Our Dad was very intelligent and well read. You could bring up any topic and he would know something if not a lot, about that particular subject. He loved reading, including his favorite newspaper the L.A. Times. Even as kids we knew not to touch that paper until he had read it. A tradition that my kids will tell you lives on in our household. He also loved watching classic movies with his family such as Close Encounters and Pee Wee’s Big Adventure.
Our Dad was also very sentimental and had such a gift of words. When he sent us cards for important occasions such as our birthdays, he would take the time to write long passages telling us how proud he was of us and the things he found special about us. He definitely made us feel special. He was also affectionate and loving with us.
Helen has said that he was her best friend and soul mate. His nickname for her was Xotchil which is Mayan for flower. They could talk for hours just about anything. Every Saturday, Helen and our Dad would walk the trail by their home to the local bakery where he would order his favorite banana nut muffin and coffee. They traveled a lot together. Every night they would pray the rosary together, which Helen says made them grow closer to God and to each other.
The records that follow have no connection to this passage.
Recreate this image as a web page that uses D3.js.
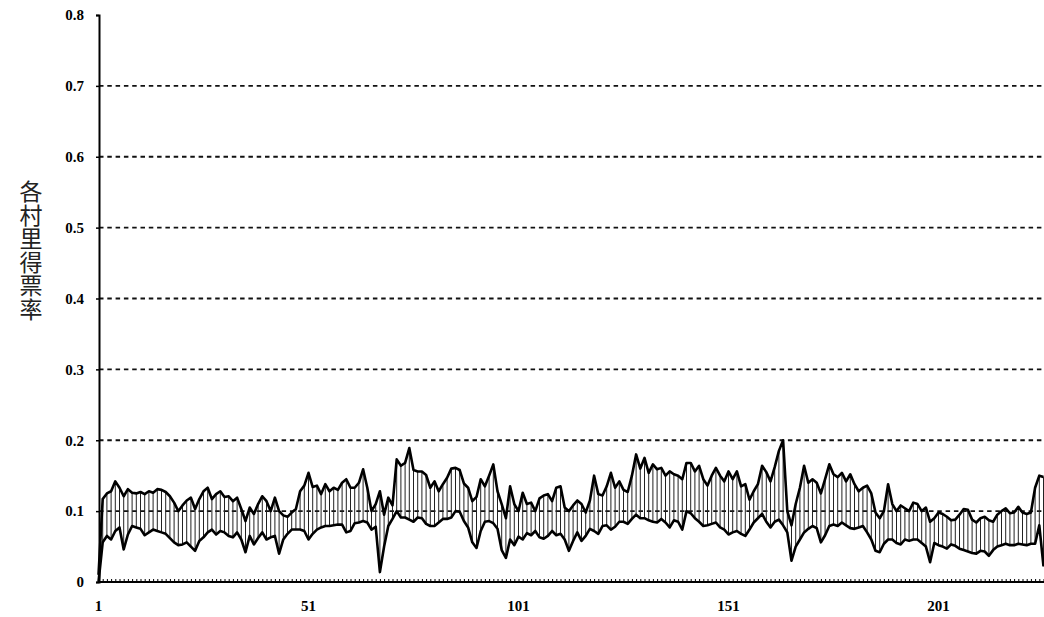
<!DOCTYPE html>
<html><head><meta charset="utf-8">
<script src="https://cdn.jsdelivr.net/npm/d3@7"></script>
<style>html,body{margin:0;padding:0;background:#fff}svg{display:block}</style>
</head><body><div id="chart"></div>
<script>
const yTicks = [0, 0.1, 0.2, 0.3, 0.4, 0.5, 0.6, 0.7, 0.8];
const yTickLabels = ["0", "0.1", "0.2", "0.3", "0.4", "0.5", "0.6", "0.7", "0.8"];
const gridValues = [0.1, 0.2, 0.3, 0.4, 0.5, 0.6, 0.7];
const xTickLabels = [1, 51, 101, 151, 201];
const yTitle = "各村里得票率";
const high = [
0.01,0.117,0.125,0.128,0.142,0.133,0.121,0.131,0.126,0.125,
0.127,0.124,0.128,0.126,0.131,0.13,0.127,0.121,0.112,0.1,
0.108,0.115,0.119,0.103,0.117,0.128,0.133,0.117,0.124,0.128,
0.12,0.121,0.114,0.119,0.103,0.086,0.105,0.096,0.11,0.121,
0.114,0.1,0.119,0.1,0.094,0.092,0.098,0.103,0.128,0.136,
0.154,0.134,0.136,0.124,0.138,0.128,0.133,0.13,0.14,0.145,
0.133,0.133,0.14,0.159,0.133,0.1,0.11,0.128,0.095,0.119,
0.108,0.173,0.164,0.168,0.189,0.158,0.156,0.156,0.151,0.133,
0.142,0.128,0.138,0.147,0.16,0.161,0.158,0.139,0.133,0.114,
0.12,0.145,0.135,0.15,0.166,0.128,0.11,0.09,0.135,0.11,
0.1,0.126,0.11,0.112,0.1,0.118,0.122,0.124,0.114,0.133,
0.135,0.105,0.1,0.108,0.115,0.11,0.098,0.115,0.15,0.124,
0.122,0.135,0.154,0.133,0.142,0.13,0.127,0.15,0.18,0.16,
0.175,0.154,0.166,0.159,0.161,0.15,0.156,0.152,0.15,0.145,
0.168,0.168,0.156,0.164,0.145,0.136,0.15,0.161,0.15,0.142,
0.156,0.145,0.156,0.135,0.138,0.116,0.128,0.138,0.164,0.155,
0.142,0.162,0.185,0.2,0.1,0.08,0.11,0.133,0.164,0.14,
0.145,0.14,0.125,0.145,0.166,0.152,0.148,0.154,0.142,0.152,
0.138,0.128,0.133,0.136,0.125,0.098,0.09,0.1,0.138,0.11,
0.1,0.108,0.104,0.1,0.112,0.11,0.1,0.105,0.085,0.09,
0.098,0.096,0.092,0.087,0.088,0.095,0.103,0.102,0.088,0.084,
0.09,0.092,0.087,0.085,0.095,0.1,0.104,0.097,0.098,0.106,
0.098,0.096,0.098,0.133,0.15,0.148];
const low = [
0,0.056,0.065,0.06,0.072,0.077,0.046,0.067,0.079,0.077,
0.075,0.066,0.07,0.074,0.072,0.07,0.068,0.062,0.056,0.052,
0.053,0.056,0.05,0.044,0.058,0.063,0.07,0.074,0.067,0.072,
0.07,0.065,0.063,0.07,0.06,0.042,0.065,0.053,0.062,0.07,
0.06,0.063,0.065,0.04,0.06,0.068,0.074,0.074,0.074,0.072,
0.06,0.068,0.074,0.077,0.079,0.079,0.08,0.081,0.081,0.07,
0.072,0.083,0.084,0.086,0.084,0.074,0.078,0.014,0.05,0.079,
0.089,0.1,0.091,0.091,0.088,0.085,0.091,0.09,0.082,0.079,
0.079,0.084,0.089,0.089,0.091,0.1,0.099,0.086,0.077,0.056,
0.048,0.072,0.085,0.086,0.083,0.075,0.045,0.034,0.06,0.052,
0.064,0.06,0.069,0.066,0.072,0.063,0.061,0.065,0.072,0.066,
0.068,0.06,0.044,0.058,0.07,0.058,0.065,0.075,0.072,0.068,
0.079,0.08,0.074,0.078,0.085,0.085,0.082,0.089,0.095,0.09,
0.09,0.087,0.085,0.084,0.089,0.084,0.077,0.087,0.085,0.074,
0.1,0.097,0.09,0.085,0.079,0.08,0.082,0.084,0.077,0.074,
0.067,0.07,0.072,0.068,0.065,0.074,0.084,0.09,0.096,0.085,
0.077,0.085,0.088,0.08,0.07,0.03,0.05,0.06,0.07,0.075,
0.079,0.076,0.056,0.066,0.079,0.081,0.079,0.084,0.08,0.076,
0.075,0.077,0.079,0.07,0.06,0.044,0.042,0.054,0.06,0.06,
0.055,0.053,0.06,0.058,0.06,0.06,0.055,0.05,0.028,0.055,
0.052,0.05,0.047,0.053,0.051,0.047,0.045,0.043,0.041,0.04,
0.044,0.043,0.037,0.045,0.05,0.052,0.054,0.052,0.052,0.054,
0.053,0.052,0.054,0.054,0.08,0.022];
const categories = d3.range(1, high.length + 1);

const W = 1044, H = 617;
const svg = d3.select("#chart").append("svg").attr("width", W).attr("height", H);
const x = d3.scaleLinear().domain([1, 226]).range([98.5, 1043.5]);
const y = d3.scaleLinear().domain([0, 0.8]).range([582, 15]);
const left = 99, right = 1044;

// gridlines
svg.append("g").selectAll("line").data(gridValues).join("line")
  .attr("x1", left).attr("x2", right)
  .attr("y1", d => y(d)).attr("y2", d => y(d))
  .attr("stroke", "#111").attr("stroke-width", 1.8)
  .attr("stroke-dasharray", "4.5,3.8");

// hatch (high-low) lines
svg.append("g").selectAll("line").data(categories).join("line")
  .attr("x1", d => x(d)).attr("x2", d => x(d))
  .attr("y1", (d, i) => y(low[i])).attr("y2", (d, i) => y(high[i]))
  .attr("stroke", "#222").attr("stroke-width", 1);

const lineHi = d3.line().x((d, i) => x(categories[i])).y(d => y(d));
svg.append("path").datum(high).attr("d", lineHi)
  .attr("fill", "none").attr("stroke", "#000").attr("stroke-width", 2.6).attr("stroke-linejoin", "round");
svg.append("path").datum(low).attr("d", lineHi)
  .attr("fill", "none").attr("stroke", "#000").attr("stroke-width", 2.6).attr("stroke-linejoin", "round");

// x axis with a tick per category
const xAxis = d3.axisBottom(x).tickValues(categories).tickSize(-3).tickFormat("");
const gx = svg.append("g").attr("transform", `translate(0,${y(0)})`).call(xAxis);
gx.select(".domain").remove();
gx.selectAll(".tick line").attr("stroke", "#000").attr("stroke-width", 1);
svg.append("line").attr("x1", left).attr("x2", right).attr("y1", y(0)).attr("y2", y(0))
  .attr("stroke", "#000").attr("stroke-width", 2);
svg.append("g").selectAll("text").data(xTickLabels).join("text")
  .attr("x", d => x(d)).attr("y", 611)
  .attr("text-anchor", "middle")
  .attr("font-family", "'Liberation Serif', serif").attr("font-weight", "bold").attr("font-size", 15)
  .text(d => d);

// y axis
const yAxis = d3.axisLeft(y).tickValues(yTicks).tickSize(3).tickPadding(12)
  .tickFormat((d, i) => yTickLabels[i]);
const gy = svg.append("g").attr("transform", `translate(${left},0)`).call(yAxis);
gy.select(".domain").attr("stroke", "#000").attr("stroke-width", 2);
gy.selectAll(".tick line").attr("stroke", "#000").attr("stroke-width", 1.5);
gy.selectAll(".tick text").attr("font-family", "'Liberation Serif', serif")
  .attr("font-weight", "bold").attr("font-size", 15).attr("fill", "#000");

// y title, vertical text
svg.append("text")
  .attr("x", 31).attr("y", 180)
  .attr("font-family", "'Noto Sans CJK TC', sans-serif")
  .attr("font-size", 23).attr("fill", "#222")
  .style("writing-mode", "vertical-rl")
  .style("letter-spacing", "0.5px")
  .text(yTitle);
</script></body></html>
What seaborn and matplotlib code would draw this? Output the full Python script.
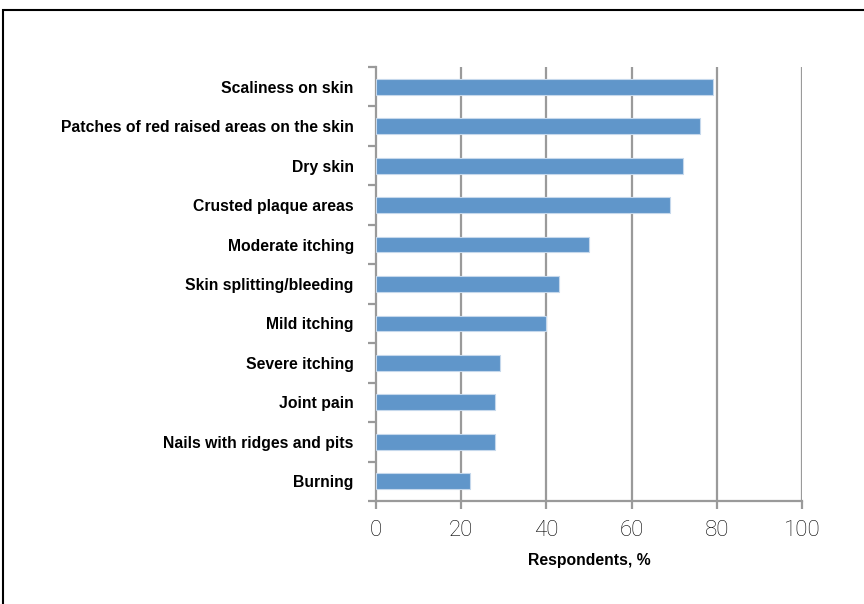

Our Dad was a private man. Never one to air his business, he was particularly sensitive to others knowing of his illness. Because of that, we were not able to disclose the fact that he had been diagnosed with a terminal illness. When he was diagnosed last year, one of the things he told us, was that he had “always been lucky in life”. We were the lucky ones…we had him as our Dad.
I wake up every morning missing my dad and I know it will get better over time but right now my heart hurts because of the void in my life. I hurt for my family and myself. I find myself reliving the adventures my dad & I shared and feeling the happiness all over again.
One adventure that will always be one of the best was the time we spent the night at Edwards Air Force Base to see the Space Shuttle land for the first time. We slept in the car and woke up to witness history. I don’t know that my dad knew at the time that the experience would be one of my best memories with him. I have a whole lot to share but I would run out of space before I was done. We went on trips every year and it was always an adventure. The Grand Canyon, Zion National Park, Las Vegas, La Paz Mexico, Cabo San Lucas and many more.
My dad was the “go to” guy for many of us that needed words of wisdom and a “pick me up” when we were feeling down. Although he is not around to offer those words anymore, I still can refer back to our conversations we had when he was here and get through what I am going through. My dad was a leader who led by example and I was lucky to have him as my father not only for the good times but for the man and father he helped me become. I miss you very much JB. Happy Father’s Day.